I am quite sure that Matt Day never, at any point, wished to be an allegory. But indeed he is, analogous to a story that is currently vexing the nation.
There is much to enjoy about Day. He's so barrel chested he could easily be mistaken for a bloke wheezing his way around parks football. What's more, he's charmingly thick, or at least his interviews suggest he is. Most importantly, of course, is that he can spank a ball with unerring accuracy, especially for a defender.
For his other frailties, rugged defending doesn't disguise his poor passing, his goalscoring has made him an invaluable asset, directly contributing 7 points to the cause. In this sense he is a one dimensional player, but it's a great dimension, and whilst its not difficult to identify Yemi's threat, the introduction of a left back when chasing a game is likely to leave the opposition somewhat perplexed.

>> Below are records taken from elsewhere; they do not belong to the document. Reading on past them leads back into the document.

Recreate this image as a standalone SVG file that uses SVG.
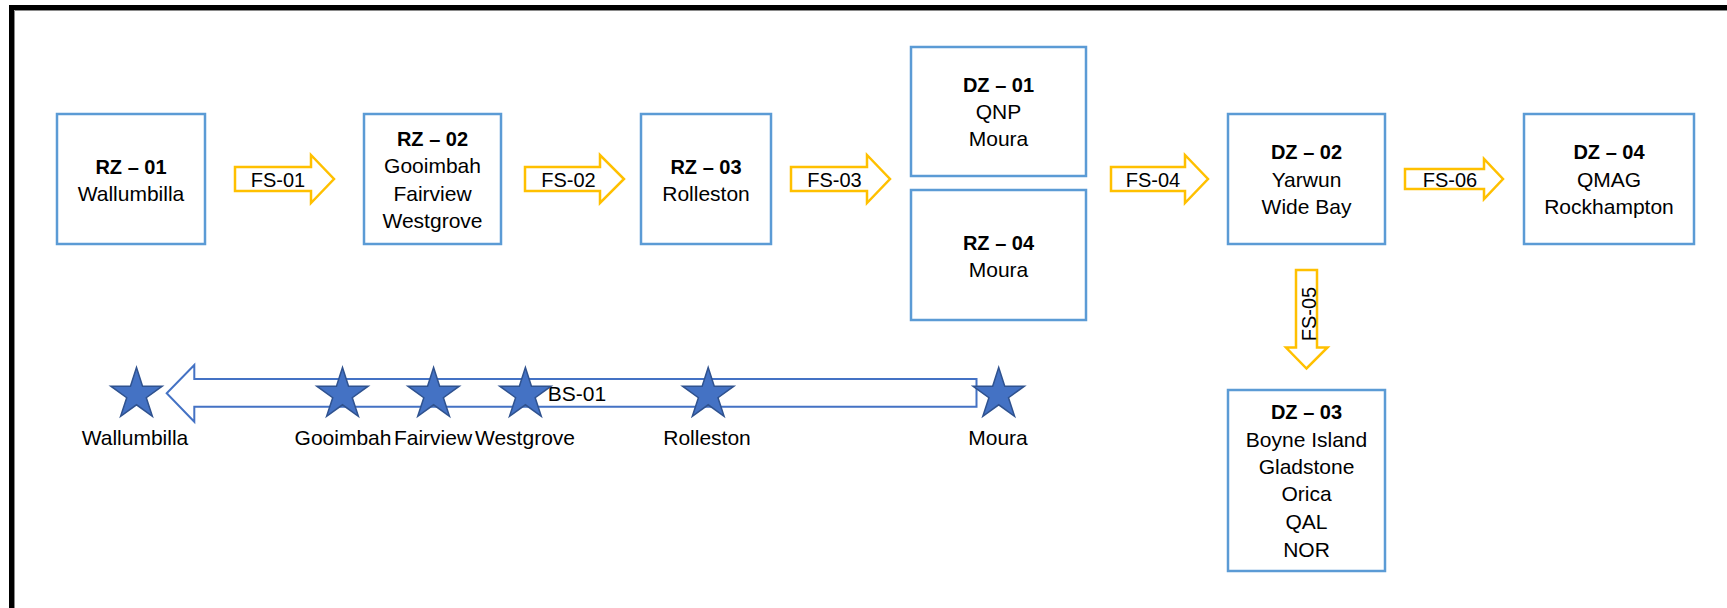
<svg xmlns="http://www.w3.org/2000/svg" xmlns:xlink="http://www.w3.org/1999/xlink" width="1727" height="608" viewBox="0 0 1727 608">
<style>
.box{fill:#fff;stroke:#5B9BD5;stroke-width:2.5}
.flow{fill:#fff;stroke:#FFC000;stroke-width:2.5;stroke-linejoin:miter}
.back{fill:#fff;stroke:#4472C4;stroke-width:2}
.star{fill:#4472C4;stroke:#2F528F;stroke-width:1.5;stroke-linejoin:miter}
text{font-family:"Liberation Sans",Arial,sans-serif;font-size:21px;fill:#000;text-anchor:middle}
.t{font-weight:bold;font-size:20px}
.fl{font-size:20px}
</style>
<defs>
<path id="star" d="M0,-27 L6.05,-8.33 L25.68,-8.34 L9.8,3.18 L15.87,21.84 L0,10.3 L-15.87,21.84 L-9.8,3.18 L-25.68,-8.34 L-6.05,-8.33 Z"/>
</defs>
<rect x="0" y="0" width="1727" height="608" fill="#fff"/>
<g id="frame">
<rect x="11.5" y="7.5" width="1740" height="640" fill="none" stroke="#000" stroke-width="5"/>
<path d="M14.5,1000 V10.5 H1727" fill="none" stroke="#8a8a8a" stroke-width="1"/>
</g>

<g id="connectors">
<g id="fs01"><path class="flow" d="M235,167 H311 V155 L334,179 L311,203 V191 H235 Z"/><text class="fl" x="278" y="187">FS-01</text></g>
<g id="fs02"><path class="flow" d="M525,167 H600 V155 L624,179 L600,203 V191 H525 Z"/><text class="fl" x="568.5" y="187">FS-02</text></g>
<g id="fs03"><path class="flow" d="M791,167 H867 V155 L890,179 L867,203 V191 H791 Z"/><text class="fl" x="834.5" y="187">FS-03</text></g>
<g id="fs04"><path class="flow" d="M1111,167 H1185 V155 L1208,179 L1185,203 V191 H1111 Z"/><text class="fl" x="1153" y="187">FS-04</text></g>
<g id="fs06"><path class="flow" d="M1405,169 H1484 V159 L1503,179 L1484,199 V189 H1405 Z"/><text class="fl" x="1450" y="187">FS-06</text></g>
<g id="fs05"><path class="flow" d="M1296,270 H1317 V347.5 H1327.5 L1306.5,368.5 L1286,347.5 H1296 Z"/><text class="fl" transform="translate(1315.5,314) rotate(-90)" x="0" y="0">FS-05</text></g>
<g id="bs01"><path class="back" d="M976.5,379 H194.3 V365 L166.7,393.3 L194.3,421.7 V406.7 H976.5 Z"/><text x="577" y="401">BS-01</text></g>
</g>

<g id="rz01"><rect class="box" x="57" y="114" width="148" height="130"/><text class="t" x="131" y="174">RZ – 01</text><text x="131" y="201">Wallumbilla</text></g>
<g id="rz02"><rect class="box" x="364" y="114" width="137" height="130"/><text class="t" x="432.5" y="146">RZ – 02</text><text x="432.5" y="173">Gooimbah</text><text x="432.5" y="201">Fairview</text><text x="432.5" y="228">Westgrove</text></g>
<g id="rz03"><rect class="box" x="641" y="114" width="130" height="130"/><text class="t" x="706" y="174">RZ – 03</text><text x="706" y="201">Rolleston</text></g>
<g id="dz01"><rect class="box" x="911" y="47" width="175" height="129"/><text class="t" x="998.5" y="92">DZ – 01</text><text x="998.5" y="119">QNP</text><text x="998.5" y="146">Moura</text></g>
<g id="rz04"><rect class="box" x="911" y="190" width="175" height="130"/><text class="t" x="998.5" y="250">RZ – 04</text><text x="998.5" y="277">Moura</text></g>
<g id="dz02"><rect class="box" x="1228" y="114" width="157" height="130"/><text class="t" x="1306.5" y="159">DZ – 02</text><text x="1306.5" y="187">Yarwun</text><text x="1306.5" y="214">Wide Bay</text></g>
<g id="dz04"><rect class="box" x="1524" y="114" width="170" height="130"/><text class="t" x="1609" y="159">DZ – 04</text><text x="1609" y="187">QMAG</text><text x="1609" y="214">Rockhampton</text></g>
<g id="dz03"><rect class="box" x="1228" y="390" width="157" height="181"/><text class="t" x="1306.5" y="419">DZ – 03</text><text x="1306.5" y="447">Boyne Island</text><text x="1306.5" y="474">Gladstone</text><text x="1306.5" y="501">Orica</text><text x="1306.5" y="529">QAL</text><text x="1306.5" y="557">NOR</text></g>

<g id="s-wallumbilla"><use xlink:href="#star" class="star" x="136.5" y="394.5"/><text x="135" y="445">Wallumbilla</text></g>
<g id="s-gooimbah"><use xlink:href="#star" class="star" x="342.5" y="394.5"/><text x="343" y="445">Gooimbah</text></g>
<g id="s-fairview"><use xlink:href="#star" class="star" x="433.6" y="394.5"/><text x="433" y="445">Fairview</text></g>
<g id="s-westgrove"><use xlink:href="#star" class="star" x="525.4" y="394.5"/><text x="525" y="445">Westgrove</text></g>
<g id="s-rolleston"><use xlink:href="#star" class="star" x="708.2" y="394.5"/><text x="707" y="445">Rolleston</text></g>
<g id="s-moura"><use xlink:href="#star" class="star" x="998.7" y="394.5"/><text x="998" y="445">Moura</text></g>
</svg>
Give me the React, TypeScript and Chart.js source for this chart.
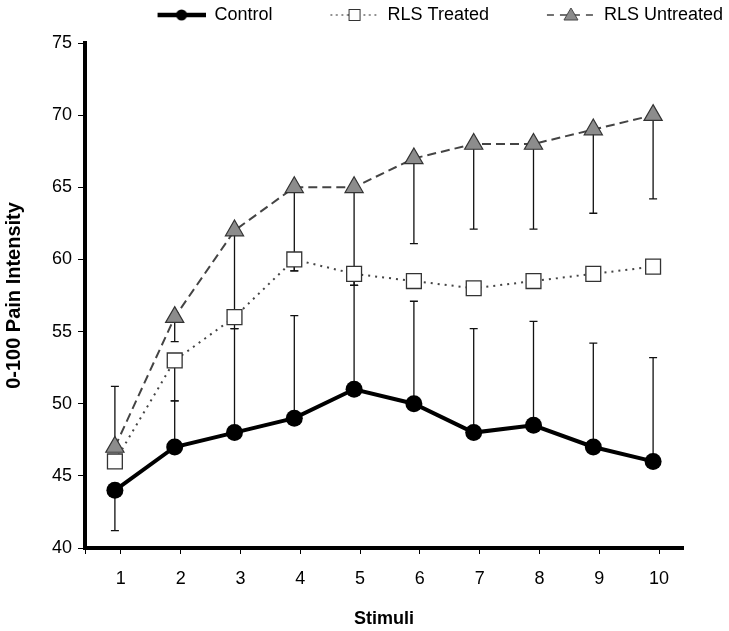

The allegory is with the David Beckham situation. Steve McClaren drops him to make a point, citing, in not so many words, that Beckham is a one dimensional player. But Beckham's dimension, like Day's, is devastatingly effective. OK, you can't compare Beckham's world class passing and set pieces to Day's Conference class finishing, but I didn't say they were the same.
Now McClaren could do with an experienced player he can rely on to drop a ball onto Peter Crouch's head, but his pigheadedness and pride prevents him from doing so. OK, so you'd prefer a Zidane or Rooney over a player who can be neutralised, but in a sticky situation, I know I'd prefer these sorts of players to be at my disposal than not.